What should a prospective client consider when contemplating a complex, multi-jurisdictional transaction?

There are key aspects to have in mind: first is to establish a common and aligned strategy for Brazil and other jurisdictions, which should include discussions on possible remedies aiming to address concerns across such jurisdictions. Not only would we expect a close cooperation between CADE and foreign authorities, but the analysis will likely consider different market scenarios, which by itself may result in a greater amount of data being requested.

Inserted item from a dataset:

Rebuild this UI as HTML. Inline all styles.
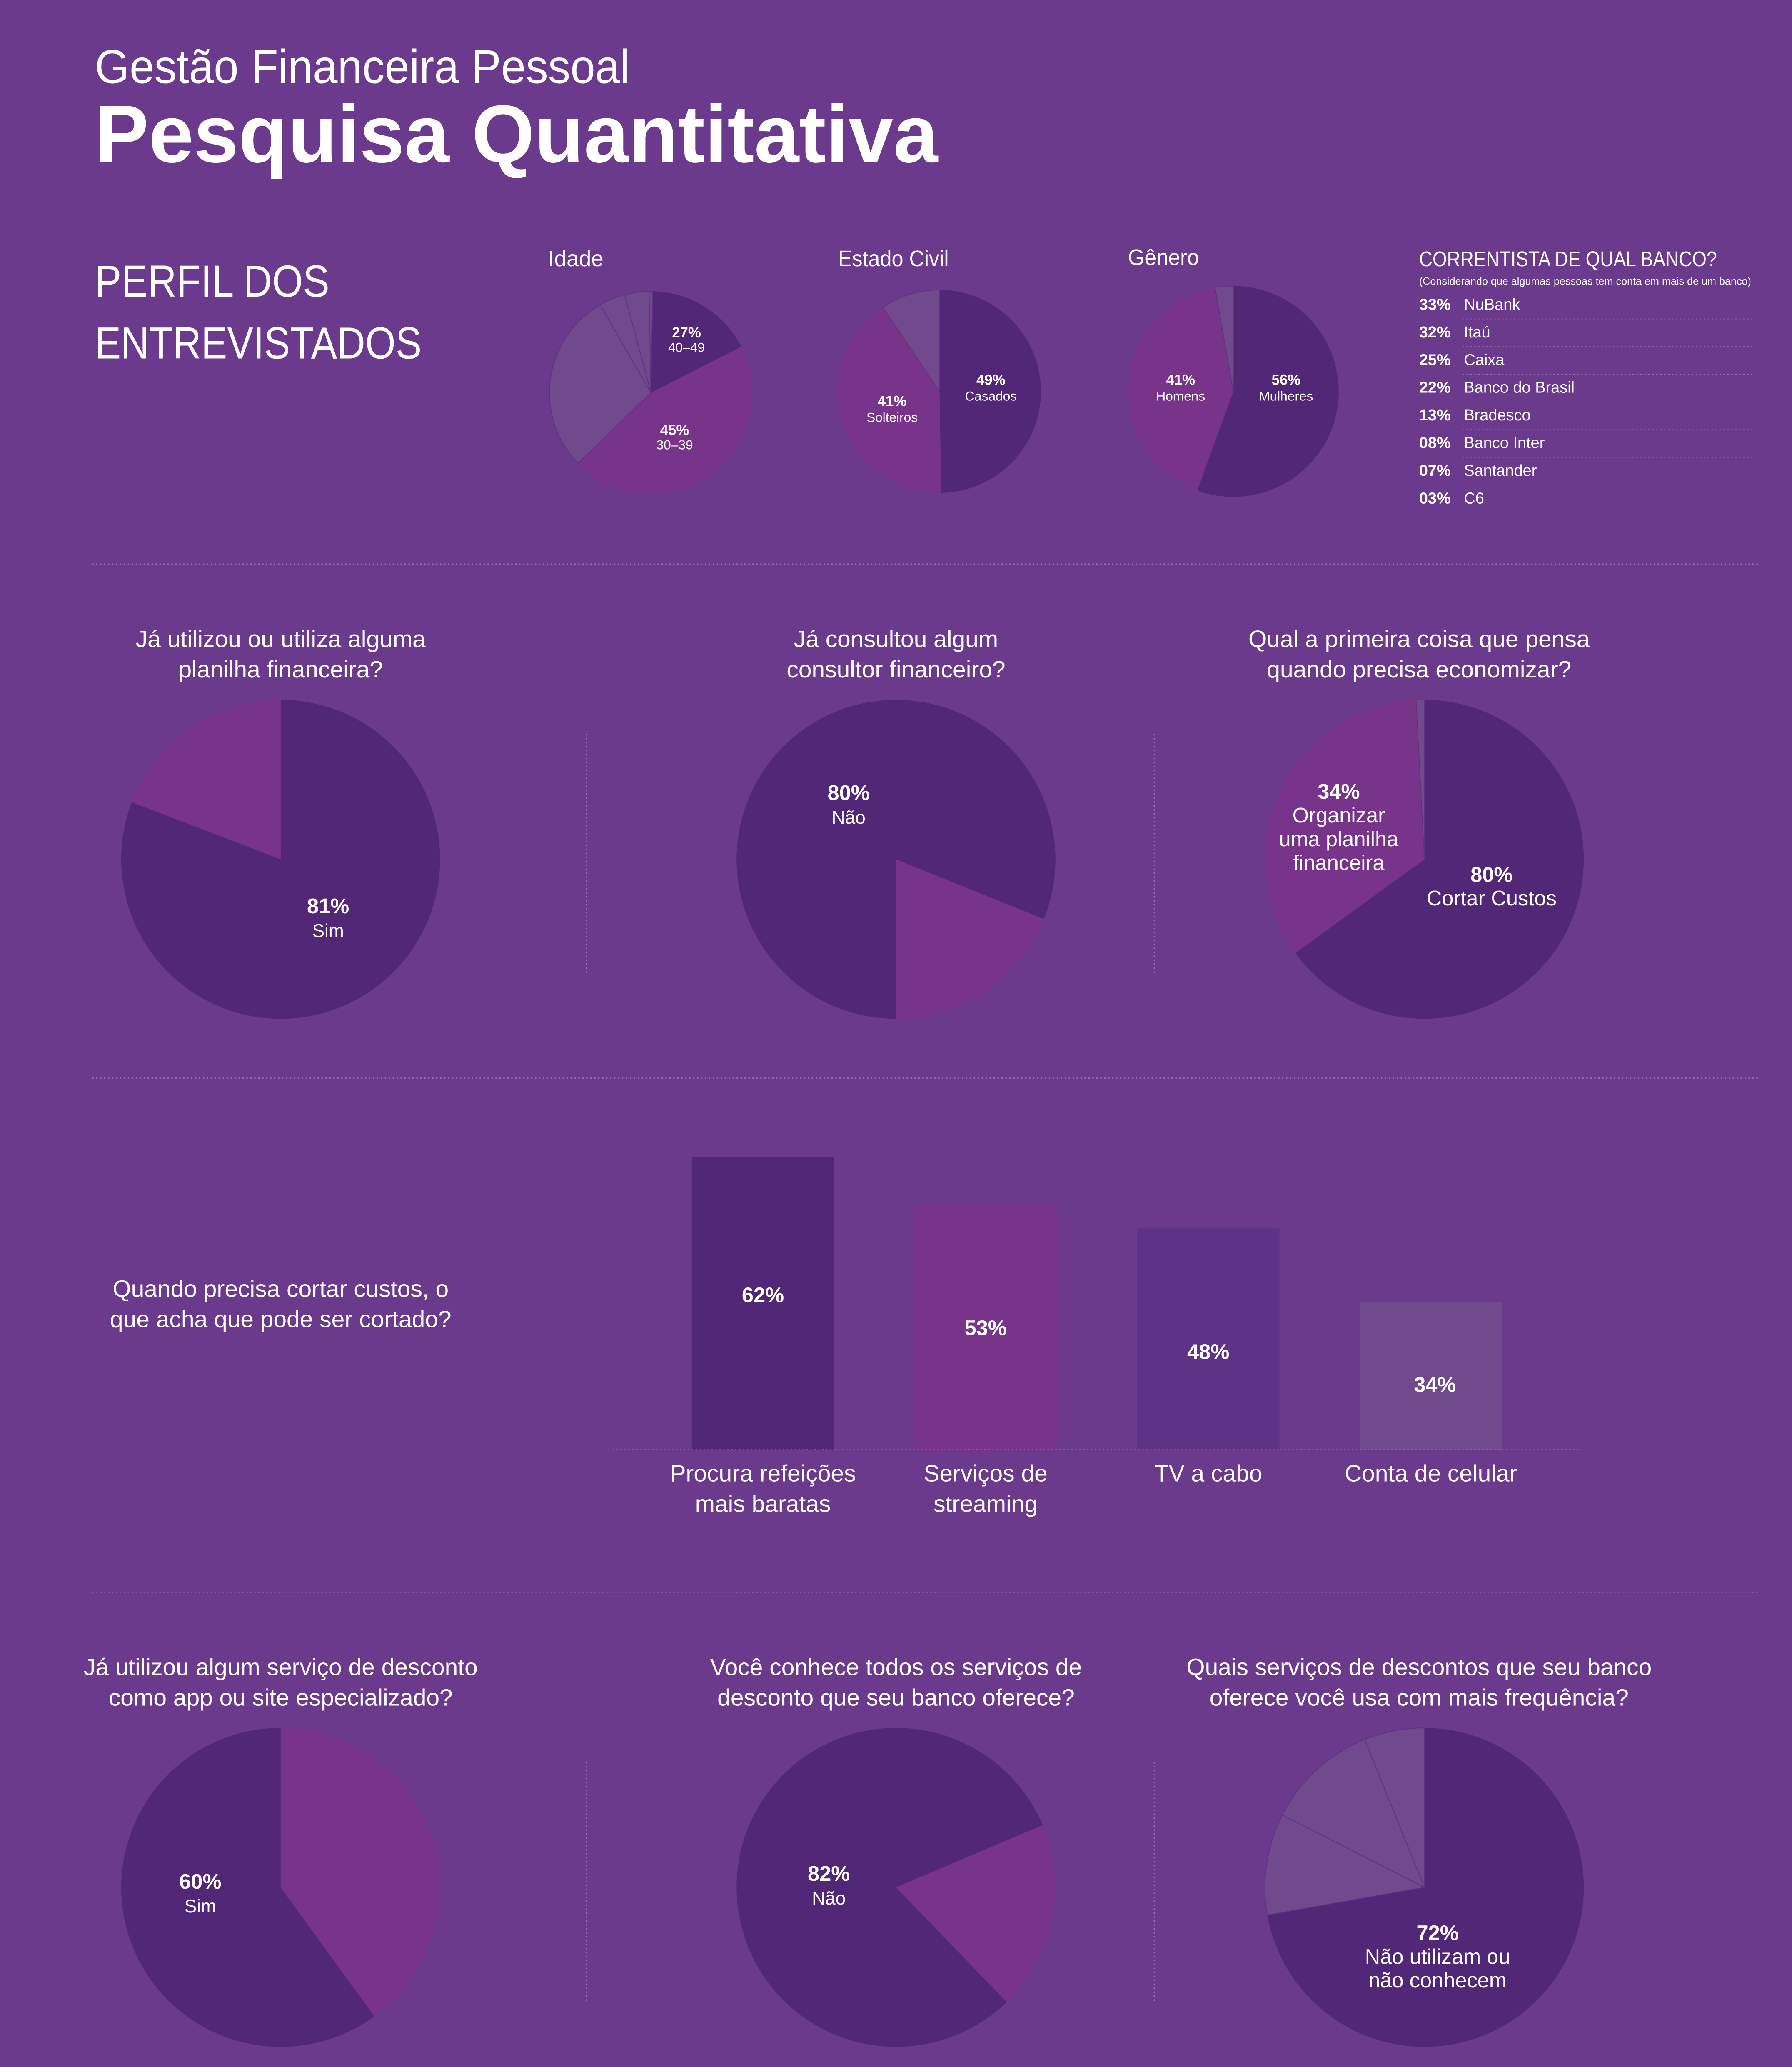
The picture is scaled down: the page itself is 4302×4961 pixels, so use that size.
<!DOCTYPE html>
<html><head><meta charset="utf-8"><style>
html,body{margin:0;padding:0;background:#6c3a8c;}
svg{display:block}
text{font-family:"Liberation Sans",sans-serif;fill:#fff}
.c{text-anchor:middle}
</style></head><body>
<svg id="s" xmlns="http://www.w3.org/2000/svg" width="4302" height="4961" viewBox="0 0 1360 1568.3">
<rect width="1360" height="1569" fill="#6c3a8c"/>
<g id="pies"></g>
<text x="72" y="63" font-size="36" textLength="406" lengthAdjust="spacingAndGlyphs" style="font-weight:300">Gestão Financeira Pessoal</text>
<text x="72" y="123" font-size="62" font-weight="bold" textLength="640" lengthAdjust="spacingAndGlyphs">Pesquisa Quantitativa</text>
<text x="72" y="225" font-size="34" textLength="178" lengthAdjust="spacingAndGlyphs">PERFIL DOS</text>
<text x="72" y="272" font-size="34" textLength="248" lengthAdjust="spacingAndGlyphs">ENTREVISTADOS</text>
<text x="416" y="202" font-size="17" textLength="42" lengthAdjust="spacingAndGlyphs">Idade</text>
<text x="636" y="202" font-size="17" textLength="84" lengthAdjust="spacingAndGlyphs">Estado Civil</text>
<text x="856" y="201" font-size="17" textLength="54" lengthAdjust="spacingAndGlyphs">Gênero</text>
<text x="1077" y="202" font-size="16" textLength="226" lengthAdjust="spacingAndGlyphs">CORRENTISTA DE QUAL BANCO?</text>
<text x="1077" y="216" font-size="8" textLength="252" lengthAdjust="spacingAndGlyphs">(Considerando que algumas pessoas tem conta em mais de um banco)</text>
<g font-size="11" class="c">
<text x="521" y="256" font-weight="bold">27%</text><text x="521" y="267" font-size="10">40–49</text>
<text x="512" y="330" font-weight="bold">45%</text><text x="512" y="341" font-size="10">30–39</text>
<text x="752" y="292" font-weight="bold">49%</text><text x="752" y="304" font-size="10">Casados</text>
<text x="677" y="308" font-weight="bold">41%</text><text x="677" y="320" font-size="10">Solteiros</text>
<text x="896" y="292" font-weight="bold">41%</text><text x="896" y="304" font-size="10">Homens</text>
<text x="976" y="292" font-weight="bold">56%</text><text x="976" y="304" font-size="10">Mulheres</text>
</g>
<g stroke="#9a7ab4" stroke-width="0.8" stroke-dasharray="1 2" fill="none">
<line x1="70" y1="428" x2="1335" y2="428"/><line x1="70" y1="818" x2="1335" y2="818"/><line x1="70" y1="1208" x2="1335" y2="1208"/>
<line x1="445" y1="557" x2="445" y2="740"/><line x1="876" y1="557" x2="876" y2="740"/>
<line x1="445" y1="1337" x2="445" y2="1520"/><line x1="876" y1="1337" x2="876" y2="1520"/>
</g>
<g font-size="18" class="c">
<text x="213" y="491">Já utilizou ou utiliza alguma</text><text x="213" y="514">planilha financeira?</text>
<text x="680" y="491">Já consultou algum</text><text x="680" y="514">consultor financeiro?</text>
<text x="1077" y="491">Qual a primeira coisa que pensa</text><text x="1077" y="514">quando precisa economizar?</text>
<text x="213" y="984">Quando precisa cortar custos, o</text><text x="213" y="1007">que acha que pode ser cortado?</text>
<text x="213" y="1271">Já utilizou algum serviço de desconto</text><text x="213" y="1294">como app ou site especializado?</text>
<text x="680" y="1271">Você conhece todos os serviços de</text><text x="680" y="1294">desconto que seu banco oferece?</text>
<text x="1077" y="1271">Quais serviços de descontos que seu banco</text><text x="1077" y="1294">oferece você usa com mais frequência?</text>
</g>
<g class="c">
<text x="249" y="693" font-size="16" font-weight="bold">81%</text><text x="249" y="711" font-size="14">Sim</text>
<text x="644" y="607" font-size="16" font-weight="bold">80%</text><text x="644" y="625" font-size="14">Não</text>
<text x="1016" y="606" font-size="16" font-weight="bold">34%</text>
<text x="1016" y="624" font-size="16">Organizar</text><text x="1016" y="642" font-size="16">uma planilha</text><text x="1016" y="660" font-size="16">financeira</text>
<text x="1132" y="669" font-size="16" font-weight="bold">80%</text><text x="1132" y="687" font-size="16">Cortar Custos</text>
<text x="152" y="1433" font-size="16" font-weight="bold">60%</text><text x="152" y="1451" font-size="14">Sim</text>
<text x="629" y="1427" font-size="16" font-weight="bold">82%</text><text x="629" y="1445" font-size="14">Não</text>
<text x="1091" y="1472" font-size="16" font-weight="bold">72%</text>
<text x="1091" y="1490" font-size="16">Não utilizam ou</text><text x="1091" y="1508" font-size="16">não conhecem</text>
</g>
<rect x="525" y="878" width="108" height="222" fill="#522778"/>
<rect x="694" y="915" width="108" height="185" fill="#77348a"/>
<rect x="863" y="932" width="108" height="168" fill="#5e3285"/>
<rect x="1032" y="988" width="108" height="112" fill="#704a8c"/>
<line x1="465" y1="1100" x2="1200" y2="1100" stroke="#9a7ab4" stroke-width="0.8" stroke-dasharray="1 2"/>
<g class="c" font-size="16" font-weight="bold">
<text x="579" y="988">62%</text><text x="748" y="1013">53%</text><text x="917" y="1031">48%</text><text x="1089" y="1056">34%</text>
</g>
<g class="c" font-size="18">
<text x="579" y="1124">Procura refeições</text><text x="579" y="1147">mais baratas</text>
<text x="748" y="1124">Serviços de</text><text x="748" y="1147">streaming</text>
<text x="917" y="1124">TV a cabo</text>
<text x="1086" y="1124">Conta de celular</text>
</g>
</svg>
<script>
var D="#522778",M="#77348a",L="#704a8c";
function arc(cx,cy,r,a0,a1,col){
 function p(a){a=a*Math.PI/180;return [cx+r*Math.sin(a),cy-r*Math.cos(a)];}
 var s=p(a0),e=p(a1),lg=(a1-a0)>180?1:0;
 var st=(col==L)?' stroke="#63307f" stroke-width="0.6"':'';
 return '<path d="M'+cx+' '+cy+' L'+s[0]+' '+s[1]+' A'+r+' '+r+' 0 '+lg+' 1 '+e[0]+' '+e[1]+' Z" fill="'+col+'"'+st+'/>';
}
var P=[
[494,298,77,[[1,63,D],[63,226,M],[226,330,L],[330,345,L],[345,359,L],[359,361,L]]],
[713,297,77,[[0,179,D],[179,326,M],[326,360,L]]],
[936,297,80,[[0,200,D],[200,350,M],[350,360,L]]],
[213,652,121,[[0,291,D],[291,360,M]]],
[680,652,121,[[0,112,D],[112,180,M],[180,360,D]]],
[1081,652,121,[[0,234,D],[234,357,M],[357,360,L]]],
[213,1432,121,[[0,144,M],[144,360,D]]],
[680,1432,121,[[0,67,D],[67,136,M],[136,360,D]]],
[1081,1432,121,[[0,260,D],[260,297,L],[297,338,L],[338,360,L]]]
];
var h="";P.forEach(function(q){q[3].forEach(function(s){h+=arc(q[0],q[1],q[2],s[0],s[1],s[2]);});});
document.getElementById("pies").innerHTML=h;
</script>
<svg style="position:absolute;left:0;top:0" width="4302" height="4961" viewBox="0 0 1360 1568.3">
<g font-family="Liberation Sans, sans-serif" fill="#fff" font-size="12">
<text x="1077" y="235" font-weight="bold">33%</text><text x="1111" y="235">NuBank</text>
<text x="1077" y="256" font-weight="bold">32%</text><text x="1111" y="256">Itaú</text>
<text x="1077" y="277" font-weight="bold">25%</text><text x="1111" y="277">Caixa</text>
<text x="1077" y="298" font-weight="bold">22%</text><text x="1111" y="298">Banco do Brasil</text>
<text x="1077" y="319" font-weight="bold">13%</text><text x="1111" y="319">Bradesco</text>
<text x="1077" y="340" font-weight="bold">08%</text><text x="1111" y="340">Banco Inter</text>
<text x="1077" y="361" font-weight="bold">07%</text><text x="1111" y="361">Santander</text>
<text x="1077" y="382" font-weight="bold">03%</text><text x="1111" y="382">C6</text>
</g>
<g stroke="#9a7ab4" stroke-width="0.5" stroke-dasharray="1 2">
<line x1="1110" y1="242" x2="1330" y2="242"/><line x1="1110" y1="263" x2="1330" y2="263"/><line x1="1110" y1="284" x2="1330" y2="284"/><line x1="1110" y1="305" x2="1330" y2="305"/><line x1="1110" y1="326" x2="1330" y2="326"/><line x1="1110" y1="347" x2="1330" y2="347"/><line x1="1110" y1="368" x2="1330" y2="368"/>
</g>
</svg>
</body></html>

Clients should be careful when analysing the timing for the submission in Brazil, as factors such as the participation of active third parties may significant impact the review period.

In your experience, what makes a difference in obtaining clearance quickly?

A filing form that provides clear indication on overlaps under different possible scenarios, combined with robust economic evidence on the lack of concerns, is crucial to expedite the merger review and obtain a quick clearance. Such economic evidence should include a comprehensive explanation on the methodology used for calculating market shares, especially when figures are not estimated by an independent source or when market data is not publicly available. Consideration of local aspects is also important, especially in regional markets or sectors that are heavily regulated in Brazil, such as, for example, retail, healthcare, infrastructure and financial sectors, among others.

What merger control issues did you observe in the past year that surprised you?

CADE’s decision to undo Innova/Videolar deal, which is still subject of an appeal. The deal was approved in 2014, subject to behavioral commitments related to investments in R&D, prices and future production capacity. In April 2021, due to complaints regarding continuous non-compliance with such commitments, CADE decided that the deal should be undone, stating that this extreme measure would be the most appropriate solution considering the absence of competing players in the market and the existence of high barriers to entry. The decision also shed a light on the risks of behavioural remedies, which may impact future negotiations.